> _SOURCE EXCERPT_:
########################################
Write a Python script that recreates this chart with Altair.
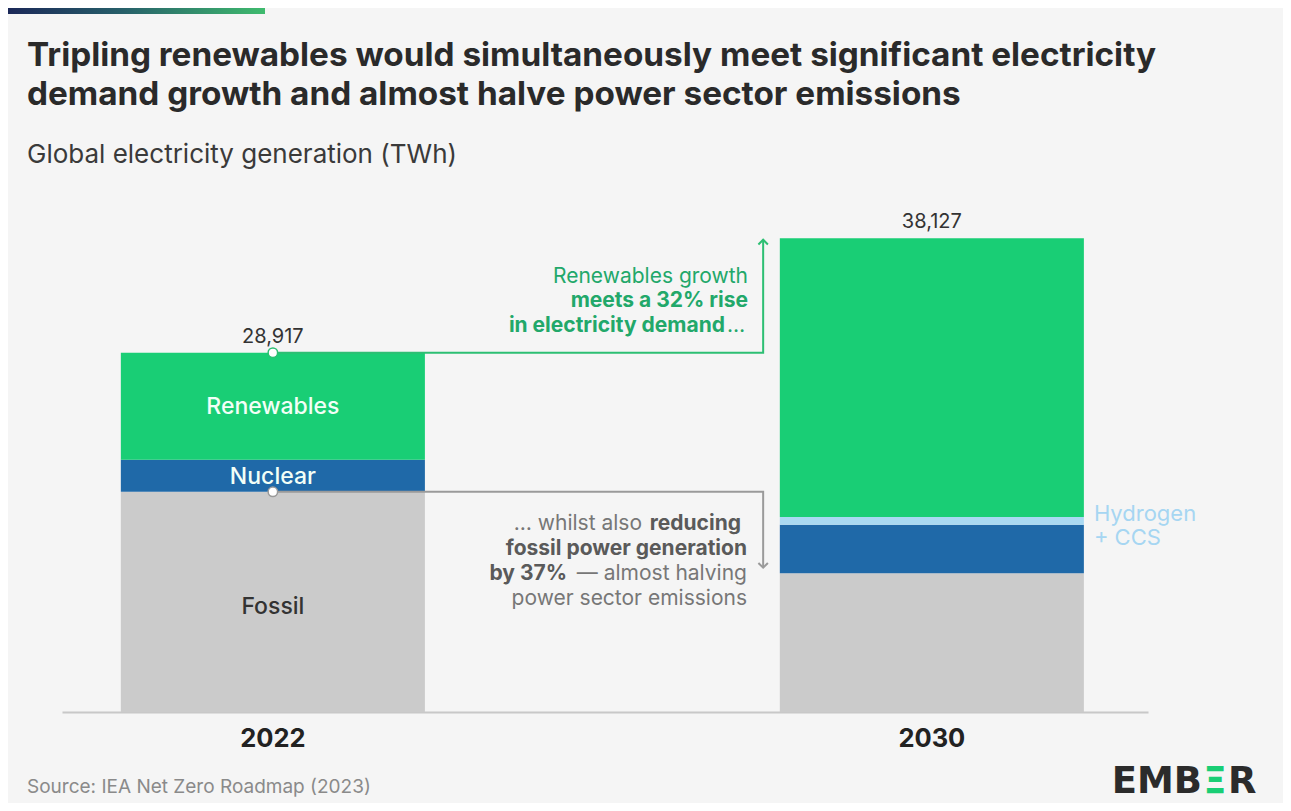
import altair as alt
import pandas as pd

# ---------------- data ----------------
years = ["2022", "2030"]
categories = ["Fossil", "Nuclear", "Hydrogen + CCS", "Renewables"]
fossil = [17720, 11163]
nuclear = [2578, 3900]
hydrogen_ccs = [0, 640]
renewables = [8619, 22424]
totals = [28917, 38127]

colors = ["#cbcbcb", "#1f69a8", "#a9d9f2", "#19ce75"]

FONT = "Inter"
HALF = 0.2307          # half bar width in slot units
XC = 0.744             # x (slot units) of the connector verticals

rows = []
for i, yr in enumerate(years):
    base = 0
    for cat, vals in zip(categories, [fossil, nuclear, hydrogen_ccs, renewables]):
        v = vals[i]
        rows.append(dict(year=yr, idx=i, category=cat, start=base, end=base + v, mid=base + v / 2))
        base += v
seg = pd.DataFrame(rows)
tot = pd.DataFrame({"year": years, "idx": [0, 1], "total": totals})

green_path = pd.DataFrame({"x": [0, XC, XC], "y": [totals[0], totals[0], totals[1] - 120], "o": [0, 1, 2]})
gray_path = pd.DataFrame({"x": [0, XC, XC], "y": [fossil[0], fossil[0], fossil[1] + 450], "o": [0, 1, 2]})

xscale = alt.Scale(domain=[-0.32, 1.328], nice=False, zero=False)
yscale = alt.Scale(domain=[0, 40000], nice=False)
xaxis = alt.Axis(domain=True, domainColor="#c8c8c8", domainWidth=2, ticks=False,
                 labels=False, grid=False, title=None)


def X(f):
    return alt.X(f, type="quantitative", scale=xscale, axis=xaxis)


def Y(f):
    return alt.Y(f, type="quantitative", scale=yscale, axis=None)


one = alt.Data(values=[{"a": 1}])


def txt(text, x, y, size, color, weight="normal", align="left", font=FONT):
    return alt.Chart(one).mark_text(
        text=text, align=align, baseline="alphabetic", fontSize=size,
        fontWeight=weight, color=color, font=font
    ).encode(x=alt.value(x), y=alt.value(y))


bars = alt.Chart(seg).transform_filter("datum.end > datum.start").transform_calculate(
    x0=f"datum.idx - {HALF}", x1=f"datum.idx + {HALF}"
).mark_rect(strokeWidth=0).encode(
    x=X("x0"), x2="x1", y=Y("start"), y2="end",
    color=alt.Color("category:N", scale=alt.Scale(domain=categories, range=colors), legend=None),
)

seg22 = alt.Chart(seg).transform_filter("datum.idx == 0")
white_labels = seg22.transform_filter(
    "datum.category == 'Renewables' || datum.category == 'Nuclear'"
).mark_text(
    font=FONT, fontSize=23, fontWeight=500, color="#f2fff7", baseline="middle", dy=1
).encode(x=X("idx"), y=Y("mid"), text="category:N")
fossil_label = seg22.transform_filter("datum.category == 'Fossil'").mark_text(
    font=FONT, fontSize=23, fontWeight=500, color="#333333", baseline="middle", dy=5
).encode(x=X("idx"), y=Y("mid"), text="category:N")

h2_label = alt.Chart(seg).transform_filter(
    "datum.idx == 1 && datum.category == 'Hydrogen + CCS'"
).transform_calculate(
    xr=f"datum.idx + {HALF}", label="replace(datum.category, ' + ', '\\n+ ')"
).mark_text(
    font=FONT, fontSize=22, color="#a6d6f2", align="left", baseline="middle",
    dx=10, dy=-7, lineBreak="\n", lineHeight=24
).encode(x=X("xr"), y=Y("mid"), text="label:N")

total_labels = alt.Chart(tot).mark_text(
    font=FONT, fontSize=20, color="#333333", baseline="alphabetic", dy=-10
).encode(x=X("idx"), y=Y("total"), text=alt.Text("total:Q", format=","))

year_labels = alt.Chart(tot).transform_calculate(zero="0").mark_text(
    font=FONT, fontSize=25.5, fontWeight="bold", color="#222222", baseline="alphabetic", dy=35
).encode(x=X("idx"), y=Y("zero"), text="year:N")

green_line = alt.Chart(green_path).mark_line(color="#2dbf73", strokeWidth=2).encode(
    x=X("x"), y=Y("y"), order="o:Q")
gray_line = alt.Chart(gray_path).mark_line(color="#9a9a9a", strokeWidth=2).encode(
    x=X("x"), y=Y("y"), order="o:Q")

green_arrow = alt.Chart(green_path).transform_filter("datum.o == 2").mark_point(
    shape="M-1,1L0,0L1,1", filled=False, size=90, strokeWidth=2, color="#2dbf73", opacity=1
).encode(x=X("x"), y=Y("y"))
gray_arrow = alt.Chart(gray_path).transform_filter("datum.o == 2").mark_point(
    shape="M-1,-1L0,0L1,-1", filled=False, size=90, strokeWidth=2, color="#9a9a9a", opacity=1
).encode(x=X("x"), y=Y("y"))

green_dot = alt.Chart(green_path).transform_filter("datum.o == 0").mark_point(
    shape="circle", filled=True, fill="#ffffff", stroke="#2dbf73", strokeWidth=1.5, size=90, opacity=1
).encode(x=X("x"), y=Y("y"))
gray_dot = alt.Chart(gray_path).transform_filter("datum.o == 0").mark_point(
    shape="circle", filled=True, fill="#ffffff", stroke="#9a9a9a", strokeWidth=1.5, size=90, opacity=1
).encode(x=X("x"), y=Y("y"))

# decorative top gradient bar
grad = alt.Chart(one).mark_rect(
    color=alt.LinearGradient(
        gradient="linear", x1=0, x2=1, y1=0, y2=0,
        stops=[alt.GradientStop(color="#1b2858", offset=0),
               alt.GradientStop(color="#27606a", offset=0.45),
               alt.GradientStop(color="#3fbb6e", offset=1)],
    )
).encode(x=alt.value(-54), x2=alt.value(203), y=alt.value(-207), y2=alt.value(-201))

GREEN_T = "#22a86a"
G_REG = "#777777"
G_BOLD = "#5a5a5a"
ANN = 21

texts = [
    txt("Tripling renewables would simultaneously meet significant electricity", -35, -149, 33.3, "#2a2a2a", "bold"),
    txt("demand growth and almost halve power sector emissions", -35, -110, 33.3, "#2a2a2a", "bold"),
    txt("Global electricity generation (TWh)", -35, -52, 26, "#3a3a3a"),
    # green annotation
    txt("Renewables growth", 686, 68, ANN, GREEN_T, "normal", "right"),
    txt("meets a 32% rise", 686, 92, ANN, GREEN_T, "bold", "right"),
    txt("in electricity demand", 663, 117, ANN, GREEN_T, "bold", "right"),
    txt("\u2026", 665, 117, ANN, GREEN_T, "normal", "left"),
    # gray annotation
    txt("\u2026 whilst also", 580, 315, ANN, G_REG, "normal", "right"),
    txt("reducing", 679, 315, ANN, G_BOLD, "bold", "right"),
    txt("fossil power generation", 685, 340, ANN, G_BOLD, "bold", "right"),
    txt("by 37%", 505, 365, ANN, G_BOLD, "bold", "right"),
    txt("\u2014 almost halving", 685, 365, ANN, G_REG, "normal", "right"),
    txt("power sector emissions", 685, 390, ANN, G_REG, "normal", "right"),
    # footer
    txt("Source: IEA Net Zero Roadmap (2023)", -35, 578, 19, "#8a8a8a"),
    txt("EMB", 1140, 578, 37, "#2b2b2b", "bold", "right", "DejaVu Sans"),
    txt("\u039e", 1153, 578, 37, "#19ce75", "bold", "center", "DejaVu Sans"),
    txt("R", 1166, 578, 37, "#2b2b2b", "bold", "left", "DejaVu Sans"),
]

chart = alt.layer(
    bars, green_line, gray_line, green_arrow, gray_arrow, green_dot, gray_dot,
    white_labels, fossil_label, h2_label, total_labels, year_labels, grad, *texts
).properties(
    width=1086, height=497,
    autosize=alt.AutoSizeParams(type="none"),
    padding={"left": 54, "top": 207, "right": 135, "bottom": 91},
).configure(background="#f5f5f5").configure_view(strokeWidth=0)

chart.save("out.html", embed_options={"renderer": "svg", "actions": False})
########################################
Quote, exactly and only, the lines from the first line of the data above through the line containing "[fossil[0], fossil[0], fossil[1]". The pictures do not belong in it.

> _THE RESPONSE_:
Write a Python script that recreates this chart with Altair.
import altair as alt
import pandas as pd

# ---------------- data ----------------
years = ["2022", "2030"]
categories = ["Fossil", "Nuclear", "Hydrogen + CCS", "Renewables"]
fossil = [17720, 11163]
nuclear = [2578, 3900]
hydrogen_ccs = [0, 640]
renewables = [8619, 22424]
totals = [28917, 38127]

colors = ["#cbcbcb", "#1f69a8", "#a9d9f2", "#19ce75"]

FONT = "Inter"
HALF = 0.2307          # half bar width in slot units
XC = 0.744             # x (slot units) of the connector verticals

rows = []
for i, yr in enumerate(years):
    base = 0
    for cat, vals in zip(categories, [fossil, nuclear, hydrogen_ccs, renewables]):
        v = vals[i]
        rows.append(dict(year=yr, idx=i, category=cat, start=base, end=base + v, mid=base + v / 2))
        base += v
seg = pd.DataFrame(rows)
tot = pd.DataFrame({"year": years, "idx": [0, 1], "total": totals})

green_path = pd.DataFrame({"x": [0, XC, XC], "y": [totals[0], totals[0], totals[1] - 120], "o": [0, 1, 2]})
gray_path = pd.DataFrame({"x": [0, XC, XC], "y": [fossil[0], fossil[0], fossil[1] + 450], "o": [0, 1, 2]})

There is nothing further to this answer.